PROBLEM TO SOLVE – Exactly the lines from the first line of the records to the line holding "from bokeh.resources import INLINE" should be duplicated, and nothing more; pictures stay out.

--- BEGIN ---

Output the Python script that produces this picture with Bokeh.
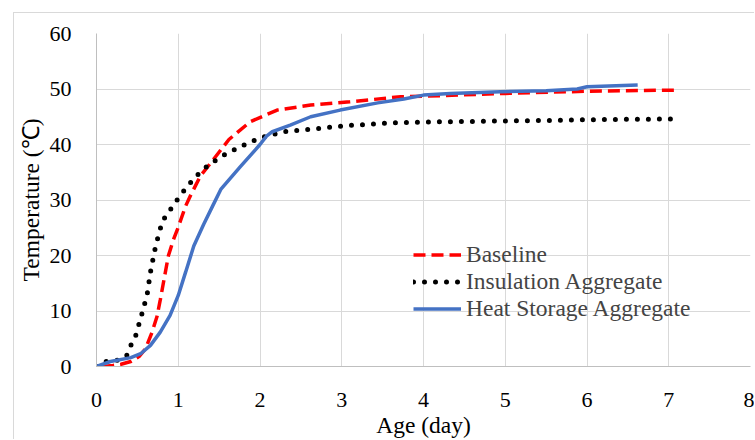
from bokeh.plotting import figure
from bokeh.models import Legend, LegendItem, Range1d, FixedTicker
from bokeh.embed import file_html
from bokeh.resources import INLINE

# Data
base_x = [0.07, 0.2, 0.3, 0.42, 0.52, 0.6, 0.68, 0.74, 0.78, 0.83, 0.88, 0.94, 0.99, 1.09, 1.15, 1.27,
          1.43, 1.62, 1.88, 2.21, 2.62, 3.1, 3.72, 4.0, 5.0, 6.0, 7.1]
base_t = [0, 0.2, 0.4, 0.9, 1.8, 3.2, 6.2, 9, 12, 16, 20, 22.8, 24.7, 28.9, 30.8, 34.3,
          37.3, 40.9, 44.1, 46.2, 47.1, 47.7, 48.6, 48.7, 49.2, 49.6, 49.8]

ins_x = [0, 0.11, 0.25, 0.37, 0.42, 0.48, 0.55, 0.62, 0.66, 0.71, 0.77, 0.82, 0.89, 0.97, 1.05, 1.13,
         1.22, 1.31, 1.52, 1.76, 2.0, 2.29, 2.65, 3.07, 3.6, 4.25, 5.35, 6.2, 7.07]
ins_t = [0, 0.9, 1.1, 2, 3.8, 5.6, 9.2, 13, 17, 20.8, 24.4, 26.5, 28, 29.7, 31.3, 32.8,
         34.3, 35.6, 37.8, 39.6, 41.2, 42.3, 42.8, 43.4, 43.9, 44.1, 44.3, 44.5, 44.6]

heat_x = [0, 0.17, 0.42, 0.54, 0.66, 0.78, 0.9, 1.0, 1.09, 1.19, 1.31, 1.42, 1.52, 1.76, 2.0, 2.08,
          2.15, 2.37, 2.62, 2.98, 3.44, 3.76, 4.0, 4.33, 4.94, 5.5, 5.88, 6.0, 6.62]
heat_t = [0, 0.9, 1.6, 2.3, 3.8, 6.2, 9.2, 12.8, 17, 21.7, 25.6, 28.9, 31.9, 36, 40, 41.5,
          42.3, 43.5, 45, 46.2, 47.5, 48.2, 48.9, 49.2, 49.5, 49.7, 50, 50.4, 50.7]

x_ticks = [0, 1, 2, 3, 4, 5, 6, 7, 8]
y_ticks = [0, 10, 20, 30, 40, 50, 60]

FONT = "Liberation Serif"

p = figure(width=741, height=427, output_backend="svg", toolbar_location=None,
           x_range=Range1d(0, 8), y_range=Range1d(0, 60),
           min_border_left=82, min_border_right=5, min_border_top=20, min_border_bottom=72,
           background_fill_color="white", border_fill_color="white")
p.styles = {"margin-left": "13px", "margin-top": "12px",
            "border-left": "1px solid #d9d9d9", "border-top": "1px solid #d9d9d9"}
p.stylesheets = [":host { border-left: 1px solid #d9d9d9 !important; "
                 "border-top: 1px solid #d9d9d9 !important; }"]
p.outline_line_color = None

p.xaxis.ticker = FixedTicker(ticks=x_ticks)
p.yaxis.ticker = FixedTicker(ticks=y_ticks)
for ax in (p.xaxis[0], p.yaxis[0]):
    ax.major_tick_line_color = None
    ax.minor_tick_line_color = None
    ax.axis_line_color = "#bfbfbf"
    ax.axis_line_width = 1
    ax.major_label_text_font = FONT
    ax.major_label_text_font_size = "22px"
    ax.major_label_text_color = "black"
    ax.axis_label_text_font = FONT
    ax.axis_label_text_font_size = "23.5px"
    ax.axis_label_text_font_style = "normal"
    ax.axis_label_text_color = "black"
p.xaxis.major_label_standoff = 20
p.yaxis.major_label_standoff = 19
p.xaxis.axis_label = "Age (day)"
p.yaxis.axis_label = "Temperature (℃)"
p.xaxis.axis_label_standoff = 2
p.yaxis.axis_label_standoff = 3

p.xgrid.grid_line_color = "#d9d9d9"
p.ygrid.grid_line_color = "#d9d9d9"
p.xgrid.ticker = FixedTicker(ticks=x_ticks)
p.ygrid.ticker = FixedTicker(ticks=y_ticks)

r_base = p.line(base_x, base_t, line_color="#ff0000", line_width=3.5, line_dash="12 6")
r_ins = p.line(ins_x, ins_t, line_color="black", line_width=5, line_dash="0 11", line_cap="round")
r_heat = p.line(heat_x, heat_t, line_color="#4472c4", line_width=3.5)

legend = Legend(items=[LegendItem(label="Baseline", renderers=[r_base]),
                       LegendItem(label="Insulation Aggregate", renderers=[r_ins]),
                       LegendItem(label="Heat Storage Aggregate", renderers=[r_heat])],
                location=(317, 44), padding=0, margin=0, spacing=0,
                label_height=27, glyph_height=27, glyph_width=48, label_standoff=5,
                label_text_font=FONT, label_text_font_size="23.5px",
                background_fill_alpha=0, border_line_color=None)
p.add_layout(legend, "center")

open("out.html", "w").write(file_html(p, INLINE))
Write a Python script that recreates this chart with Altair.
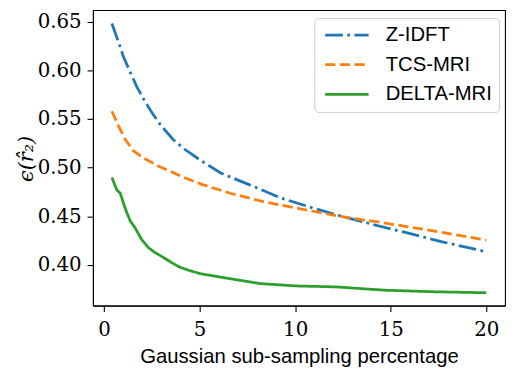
import altair as alt
import pandas as pd

# ---- data ----
series_names = ["Z-IDFT", "TCS-MRI", "DELTA-MRI"]
series_colors = ["#1f77b4", "#ff7f0e", "#2ca02c"]

zidft_x = [0.41, 0.76, 1.02, 1.36, 1.71, 2.14, 2.57, 3.0, 3.6, 4.2, 5.06, 6.1, 7.65, 9.29, 10.93, 12.3, 14.28, 15.92, 17.64, 20.0]
zidft_y = [0.648, 0.6287, 0.6136, 0.5984, 0.5832, 0.568, 0.5545, 0.5427, 0.5292, 0.5191, 0.5073, 0.4945, 0.482, 0.4685, 0.4584, 0.4508, 0.4405, 0.4326, 0.424, 0.4135]

tcs_x = [0.41, 0.76, 1.1, 1.53, 2.05, 2.8, 4.12, 5.15, 6.6, 8.34, 10.06, 12.13, 14.7, 17.3, 20.0]
tcs_y = [0.5579, 0.5427, 0.5292, 0.5174, 0.510, 0.502, 0.4904, 0.4825, 0.4736, 0.465, 0.4584, 0.4506, 0.443, 0.4347, 0.4256]

delta_x = [0.41, 0.67, 0.85, 1.1, 1.36, 1.62, 1.96, 2.31, 2.66, 3.09, 3.51, 3.95, 4.47, 5.06, 6.6, 8.17, 10.06, 12.13, 14.7, 17.3, 20.0]
delta_y = [0.4898, 0.477, 0.4736, 0.4584, 0.4455, 0.4382, 0.4263, 0.4179, 0.4128, 0.4078, 0.4027, 0.3977, 0.3942, 0.3909, 0.3858, 0.3808, 0.3784, 0.3774, 0.374, 0.3724, 0.3714]

x_ticks = [0, 5, 10, 15, 20]
y_ticks = [0.40, 0.45, 0.50, 0.55, 0.60, 0.65]

rows = []
for name, xs, ys in zip(series_names, [zidft_x, tcs_x, delta_x], [zidft_y, tcs_y, delta_y]):
    for xv, yv in zip(xs, ys):
        rows.append({"pct": xv, "err": yv, "method": name})
df = pd.DataFrame(rows)

lw = 2.8
dashes = [[6.4 * lw, 1.6 * lw, 1.0 * lw, 1.6 * lw], [3.7 * lw, 1.6 * lw], [1, 0]]

serif_font = "DejaVu Serif"
sans_font = "Liberation Sans"

chart = (
    alt.Chart(df)
    .mark_line(strokeWidth=lw, strokeCap="butt")
    .encode(
        x=alt.X(
            "pct:Q",
            scale=alt.Scale(domain=[-0.58, 20.98], nice=False, zero=False),
            axis=alt.Axis(
                values=x_ticks,
                format="d",
                title="Gaussian sub-sampling percentage",
                labelBaseline="alphabetic",
                labelPadding=24,
                titleY=58,
                titleBaseline="alphabetic",
                titleFont=sans_font,
                titleFontSize=20.5,
            ),
        ),
        y=alt.Y(
            "err:Q",
            scale=alt.Scale(domain=[0.3582, 0.6618], nice=False, zero=False),
            axis=alt.Axis(
                values=y_ticks,
                format=".2f",
                title="ϵ(r̂₂)",
                labelPadding=6,
                titleX=-67,
                titleY=150,
                titleAngle=-90,
                titleAlign="center",
                titleBaseline="middle",
                titleFont=serif_font,
                titleFontStyle="italic",
                titleFontSize=21,
            ),
        ),
        color=alt.Color(
            "method:N",
            scale=alt.Scale(domain=series_names, range=series_colors),
            legend=alt.Legend(title=None),
        ),
        strokeDash=alt.StrokeDash(
            "method:N",
            scale=alt.Scale(domain=series_names, range=dashes),
            legend=alt.Legend(title=None),
        ),
    )
    .properties(
        width=417,
        height=299,
        autosize=alt.AutoSizeParams(type="none"),
        padding={"left": 86, "top": 0, "right": 2, "bottom": 62},
    )
    .configure_view(stroke="black", strokeWidth=1.1)
    .configure_axis(
        grid=False,
        domainColor="black",
        domainWidth=1.1,
        tickColor="black",
        tickWidth=1.1,
        tickSize=6,
        labelFont=serif_font,
        labelFontSize=20,
        labelColor="black",
        titleColor="black",
        titleFontWeight="normal",
    )
    .configure_legend(
        orient="none",
        legendX=224,
        legendY=8,
        padding=7,
        rowPadding=9,
        cornerRadius=4,
        fillColor="rgba(255,255,255,0.8)",
        strokeColor="#cccccc",
        symbolType="M-3,0H3",
        symbolSize=215,
        symbolStrokeWidth=lw,
        symbolOffset=15.7,
        labelOffset=29,
        labelFont=sans_font,
        labelFontSize=20.5,
        labelColor="black",
        labelLimit=300,
    )
)

chart.save("out.html", embed_options={"renderer": "svg", "actions": False})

--- END ---

CORRECT RESPONSE –
Output the Python script that produces this picture with Bokeh.
from bokeh.plotting import figure
from bokeh.models import Legend, LegendItem, Range1d, FixedTicker
from bokeh.embed import file_html
from bokeh.resources import INLINE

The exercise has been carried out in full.